The IRS has come up with a clever plan to offset the deficit-creating effects of the Bush tax cuts: More scrutiny of the poor!

The Internal Revenue Service is planning to ask more than four million of the working poor who now claim a special tax credit to provide the most exhaustive proof of eligibility ever demanded of any class of taxpayers….The I.R.S., trying to prevent errors and cheating, says it needs greater proof of eligibility months before people claim the credit on their tax returns because its efforts to find errors through audits after the fact have not worked. Treasury officials estimate that $6.5 billion to $10 billion is lost to improper payments each year…President Bush has praised the tax credit. But his administration has also complained about fraud, and the president has asked Congress for $100 million and 650 new employees to identify potentially erroneous claims before any money is paid out. There is a similar effort with federally subsidized school lunches.

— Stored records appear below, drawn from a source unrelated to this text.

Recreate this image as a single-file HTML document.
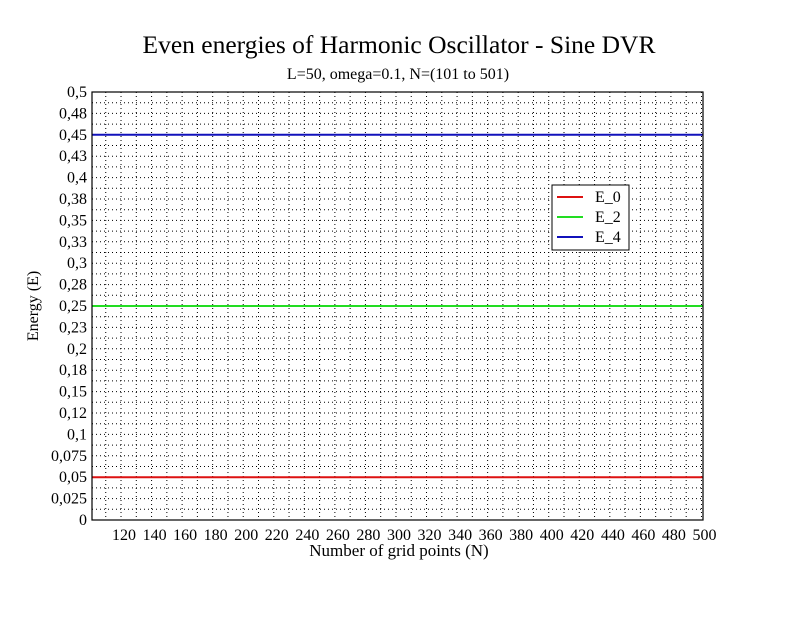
<!DOCTYPE html>
<html><head><meta charset="utf-8"><style>
body{margin:0;background:#fff}
svg text{font-family:"Liberation Serif",serif;fill:#000}
</style></head><body>
<svg id="c" width="792" height="612" xmlns="http://www.w3.org/2000/svg">
<text x="399" y="53" font-size="25.5" text-anchor="middle">Even energies of Harmonic Oscillator - Sine DVR</text>
<text x="398" y="79" font-size="16" text-anchor="middle">L=50, omega=0.1, N=(101 to 501)</text>
<text transform="translate(38,306) rotate(-90)" font-size="16" text-anchor="middle">Energy (E)</text>
<text x="399" y="556" font-size="17" text-anchor="middle">Number of grid points (N)</text>
<g id="grid"></g>
<g id="ticks"></g>
<g id="series"></g>
<rect x="92" y="92" width="611" height="428" fill="none" stroke="#000" stroke-width="1.2"/>
<g>
<rect x="552" y="185" width="77" height="65" fill="#fff" stroke="#000"/>
<g id="legend"></g>
</g>
</svg>
<script>
const categories=[101,501];
const seriesNames=["E_0","E_2","E_4"];
const e0=[0.05,0.05];
const e2=[0.25,0.25];
const e4=[0.45,0.45];
const yTickLabels=["0","0,025","0,05","0,075","0,1","0,12","0,15","0,18","0,2","0,23","0,25","0,28","0,3","0,33","0,35","0,38","0,4","0,43","0,45","0,48","0,5"];
const xTickLabels=[120,140,160,180,200,220,240,260,280,300,320,340,360,380,400,420,440,460,480,500];
const L=92,R=703,T=92,B=520,xmin=101,xmax=501,ymin=0,ymax=0.5;
const X=v=>L+(v-xmin)/(xmax-xmin)*(R-L);
const Y=v=>B-(v-ymin)/(ymax-ymin)*(B-T);
const NS="http://www.w3.org/2000/svg";
function mk(tag,attrs,parent){const e=document.createElementNS(NS,tag);for(const k in attrs)e.setAttribute(k,attrs[k]);parent.appendChild(e);return e;}
const grid=document.getElementById('grid'),ticks=document.getElementById('ticks'),ser=document.getElementById('series'),leg=document.getElementById('legend');
for(let v=110;v<xmax;v+=10){const l=mk('line',{x1:X(v),x2:X(v),y1:T,y2:B,stroke:'#000','stroke-width':1,'stroke-dasharray':'1,3'},grid);

}
for(let i=1;i<40;i++){const v=i*0.0125;const l=mk('line',{x1:L,x2:R,y1:Y(v),y2:Y(v),stroke:'#000','stroke-width':1,'stroke-dasharray':'1,3'},grid);

}
yTickLabels.forEach((t,i)=>{const v=i*0.025;const e=mk('text',{x:87,y:Y(v)+5,'font-size':16,'text-anchor':'end'},ticks);e.textContent=t;

});
xTickLabels.forEach(t=>{const e=mk('text',{x:X(t)+3,y:540,'font-size':16,'text-anchor':'middle'},ticks);e.textContent=t;

});
const data=[e0,e2,e4],colors=['#dd1111','#22dd22','#1111bb'];
data.forEach((d,s)=>{const p=d.map((v,i)=>X(categories[i])+','+Y(v)).join(' ');
const pl=mk('polyline',{points:p,fill:'none',stroke:colors[s],'stroke-width':2},ser);


const ly=197+s*20;
const ln=mk('line',{x1:557,x2:583,y1:ly,y2:ly,stroke:colors[s],'stroke-width':2},leg);


const tx=mk('text',{x:595,y:ly+5,'font-size':16},leg);tx.textContent=seriesNames[s];

});
</script>
</body></html>
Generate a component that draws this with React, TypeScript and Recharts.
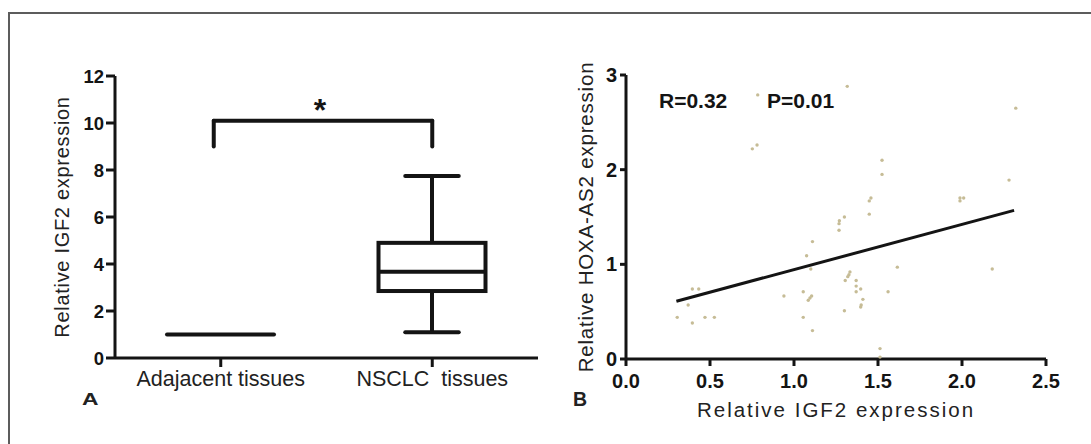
import React from 'react';
import { ComposedChart, ScatterChart, Bar, Scatter, XAxis, YAxis, ReferenceLine, Label } from 'recharts';

// ---- Panel A: box plot ----
const groups = ['Adajacent tissues', 'NSCLC\u00a0 tissues'];
const boxMin = [1, 1.1];
const boxQ1 = [1, 2.85];
const boxMedian = [1, 3.67];
const boxQ3 = [1, 4.9];
const boxMax = [1, 7.75];
const yTicksA = [0, 2, 4, 6, 8, 10, 12];
const bracketTop = 10.1;
const bracketLeg = 9.0;

// ---- Panel B: scatter ----
const igf2 = [
  1.317, 0.784, 0.752, 0.78, 1.27, 1.268, 1.3, 1.268, 1.11, 1.075,
  1.1, 0.94, 1.055, 1.085, 1.095, 1.105, 1.055, 1.11, 0.305, 0.395,
  0.433, 0.37, 0.395, 0.47, 0.526, 1.3, 1.333, 1.327, 1.32, 1.305,
  2.32, 1.524, 1.524, 2.28, 1.458, 1.448, 1.448, 1.988, 1.988, 2.01,
  1.615, 2.18, 1.37, 1.37, 1.397, 1.37, 1.56, 1.41, 1.4, 1.397,
  1.512, 1.512,
];
const hoxa = [
  2.88, 2.79, 2.22, 2.26, 1.46, 1.43, 1.5, 1.36, 1.24, 1.09,
  0.95, 0.665, 0.71, 0.62, 0.645, 0.665, 0.44, 0.3, 0.44, 0.74,
  0.74, 0.57, 0.38, 0.44, 0.44, 0.51, 0.92, 0.89, 0.87, 0.83,
  2.65, 2.1, 1.95, 1.89, 1.7, 1.67, 1.53, 1.7, 1.67, 1.7,
  0.97, 0.95, 0.83, 0.77, 0.74, 0.71, 0.71, 0.63, 0.57, 0.55,
  0.11, 0.02,
];
const xTicksB = [0, 0.5, 1, 1.5, 2, 2.5];
const yTicksB = [0, 1, 2, 3];
const fitX = [0.3, 2.31];
const fitY = [0.61, 1.57];

const INK = '#141414';
const TEXT = '#222';
const FONT = '"Liberation Sans", Arial, Helvetica, sans-serif';

const boxData = groups.map((g, i) => ({
  name: g,
  min: boxMin[i],
  q1: boxQ1[i],
  median: boxMedian[i],
  q3: boxQ3[i],
  max: boxMax[i],
}));

const scatterData = igf2.map((x, i) => ({ x, y: hoxa[i] }));

const BoxShape = (props: any) => {
  const { x, y, width, height, payload } = props;
  if (x == null || y == null || !payload) return null;
  const top = Math.min(y, y + (height || 0));
  const h = Math.abs(height || 0);
  const { min, q1, median, q3, max } = payload;
  const span = max - min;
  const sw = 4;
  if (span === 0 || h === 0) {
    return (
      <g>
        <line x1={x} x2={x + width} y1={top} y2={top} stroke={INK} strokeWidth={sw} strokeLinecap="round" />
      </g>
    );
  }
  const py = (v: number) => top + (h * (max - v)) / span;
  const cx = x + width / 2;
  const capHalf = width / 4;
  return (
    <g>
      <line x1={cx} x2={cx} y1={py(max)} y2={py(q3)} stroke={INK} strokeWidth={sw} />
      <line x1={cx} x2={cx} y1={py(q1)} y2={py(min)} stroke={INK} strokeWidth={sw} />
      <line x1={cx - capHalf} x2={cx + capHalf} y1={py(max)} y2={py(max)} stroke={INK} strokeWidth={sw} strokeLinecap="round" />
      <line x1={cx - capHalf} x2={cx + capHalf} y1={py(min)} y2={py(min)} stroke={INK} strokeWidth={sw} strokeLinecap="round" />
      <rect x={x} y={py(q3)} width={width} height={py(q1) - py(q3)} fill="none" stroke={INK} strokeWidth={sw} />
      <line x1={x} x2={x + width} y1={py(median)} y2={py(median)} stroke={INK} strokeWidth={sw} />
    </g>
  );
};

// bracket segment whose left-group end sits a little left of the group centre
const makeBracketShape = (shiftStart: number, shiftEnd: number) => (props: any) => {
  const { x1, y1, x2, y2 } = props;
  if (x1 == null || y1 == null) return null;
  return (
    <line
      x1={x1 + shiftStart}
      y1={y1}
      x2={x2 + shiftEnd}
      y2={y2}
      stroke={INK}
      strokeWidth={4}
      strokeLinecap="round"
    />
  );
};

const Dot = (props: any) => {
  const { cx, cy } = props;
  if (cx == null || cy == null) return null;
  return <circle cx={cx} cy={cy} r={1.7} fill="#c6bc96" />;
};

export default function App() {
  return (
    <div
      style={{
        position: 'absolute',
        left: 0,
        top: 0,
        width: 1091,
        height: 444,
        overflow: 'hidden',
        background: '#fff',
        fontFamily: FONT,
      }}
    >
      <div
        style={{
          position: 'absolute',
          left: 8,
          top: 12,
          width: 1200,
          height: 600,
          borderTop: '2px solid #5c5c5c',
          borderLeft: '2px solid #5c5c5c',
        }}
      />
      <div style={{ position: 'absolute', left: 0, top: 0 }}>
        <ComposedChart
          width={560}
          height={444}
          data={boxData}
          margin={{ top: 76, right: 22, bottom: 46, left: 9 }}
          barCategoryGap={0}
        >
          <XAxis
            dataKey="name"
            type="category"
            height={40}
            interval={0}
            tickSize={9}
            tickMargin={4}
            axisLine={{ stroke: INK, strokeWidth: 3 }}
            tickLine={{ stroke: INK, strokeWidth: 3 }}
            tick={{ fontSize: 21.5, fill: TEXT, fontFamily: FONT }}
          />
          <YAxis
            type="number"
            domain={[0, 12]}
            ticks={yTicksA}
            width={106}
            interval={0}
            tickSize={9}
            tickMargin={2}
            axisLine={{ stroke: INK, strokeWidth: 3 }}
            tickLine={{ stroke: INK, strokeWidth: 3 }}
            tick={{ fontSize: 18.5, fontWeight: 'bold', fill: INK, fontFamily: FONT }}
          >
            <Label
              value="Relative IGF2 expression"
              angle={-90}
              position="center"
              style={{ fontSize: 20, fill: TEXT, letterSpacing: 0.7, fontFamily: FONT }}
            />
          </YAxis>
          <Bar
            dataKey={(d: any) => [d.min, d.max]}
            barSize={107}
            shape={BoxShape}
            isAnimationActive={false}
          />
          <ReferenceLine
            segment={[{ x: groups[0], y: bracketTop }, { x: groups[1], y: bracketTop }]}
            stroke={INK}
            strokeWidth={4}
            shape={makeBracketShape(-7, 0)}
          />
          <ReferenceLine
            segment={[{ x: groups[0], y: bracketTop }, { x: groups[0], y: bracketLeg }]}
            stroke={INK}
            strokeWidth={4}
            shape={makeBracketShape(-7, -7)}
          />
          <ReferenceLine
            segment={[{ x: groups[1], y: bracketTop }, { x: groups[1], y: bracketLeg }]}
            stroke={INK}
            strokeWidth={4}
            shape={makeBracketShape(0, 0)}
          />
        </ComposedChart>
      </div>
      <div style={{ position: 'absolute', left: 545, top: 0 }}>
        <ScatterChart width={546} height={444} margin={{ top: 75, right: 45, bottom: 0, left: 0 }}>
          <XAxis
            type="number"
            dataKey="x"
            domain={[0, 2.5]}
            ticks={xTicksB}
            interval={0}
            height={85}
            tickSize={7}
            tickMargin={8}
            tickFormatter={(v: number) => v.toFixed(1)}
            axisLine={{ stroke: INK, strokeWidth: 3 }}
            tickLine={{ stroke: INK, strokeWidth: 3 }}
            tick={{ fontSize: 20, fontWeight: 'bold', fill: INK, fontFamily: FONT }}
          >
            <Label
              value="Relative IGF2 expression"
              position="insideBottom"
              offset={27}
              style={{ fontSize: 20.5, fill: TEXT, letterSpacing: 2, fontFamily: FONT }}
            />
          </XAxis>
          <YAxis
            type="number"
            dataKey="y"
            domain={[0, 3]}
            ticks={yTicksB}
            interval={0}
            width={81}
            tickSize={6}
            tickMargin={3}
            axisLine={{ stroke: INK, strokeWidth: 3 }}
            tickLine={{ stroke: INK, strokeWidth: 3 }}
            tick={{ fontSize: 20, fontWeight: 'bold', fill: INK, fontFamily: FONT }}
          >
            <Label
              value="Relative HOXA-AS2 expression"
              angle={-90}
              position="center"
              style={{ fontSize: 20.5, fill: TEXT, letterSpacing: 0.8, fontFamily: FONT }}
            />
          </YAxis>
          <Scatter data={scatterData} shape={Dot} isAnimationActive={false} />
          <ReferenceLine
            segment={[{ x: fitX[0], y: fitY[0] }, { x: fitX[1], y: fitY[1] }]}
            stroke={INK}
            strokeWidth={3}
          />
        </ScatterChart>
      </div>
      <svg
        width={1091}
        height={444}
        style={{ position: 'absolute', left: 0, top: 0, pointerEvents: 'none' }}
      >
        <text x={320} y={121} textAnchor="middle" fontSize={32} fontWeight="bold" fill={INK} fontFamily={FONT}>*</text>
        <text x={82} y={405} fontSize={17} fontWeight="bold" fill={TEXT} fontFamily={FONT} textLength={16.5} lengthAdjust="spacingAndGlyphs">A</text>
        <text x={573} y={406} fontSize={19.5} fontWeight="bold" fill={TEXT} fontFamily={FONT}>B</text>
        <text x={659} y={108} fontSize={21} fontWeight="bold" fill={INK} fontFamily={FONT}>R=0.32</text>
        <text x={767} y={108} fontSize={21} fontWeight="bold" fill={INK} fontFamily={FONT}>P=0.01</text>
      </svg>
    </div>
  );
}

The program they are referring to is the Earned Income Tax Credit (EITC), a program both sides of the aisle have long applauded. The logic of the EITC, as opposed to welfare, is that it increases rather than decreases the benefit of working. Suppose a person could work or not work. If they work then they get $1000; if they don’t work, they get $600 in welfare benefits. That makes the pecuniary value of work $400, and it costs the government $600 per person who decides not to work. The EITC turns this math around, by paying poor people (only those with children, I think) to work. Say we give $300 to every family that works under the EITC, while still offering $600 in benefits for the unemployed. Then by working, this hypothetical person gets $1300 a month total, which is $700 more than what they get by not working. Since $700 is a lot more than $400, more people will choose to work. And for each person that works instead of taking the $600, the government saves $300 (the difference in the $600 cost of welfare benefits vs. the $300 cost of the EITC). So discouraging use of the EITC could actually end up costing the government more money, not less (though EITC costs come out of the Federal budget; a large part of welfare benefits is paid out of state coffers). To understand the type of dollars the IRS is looking at, the total cost of the EITC is around $30b or so, about 1/10th of the deficit this year.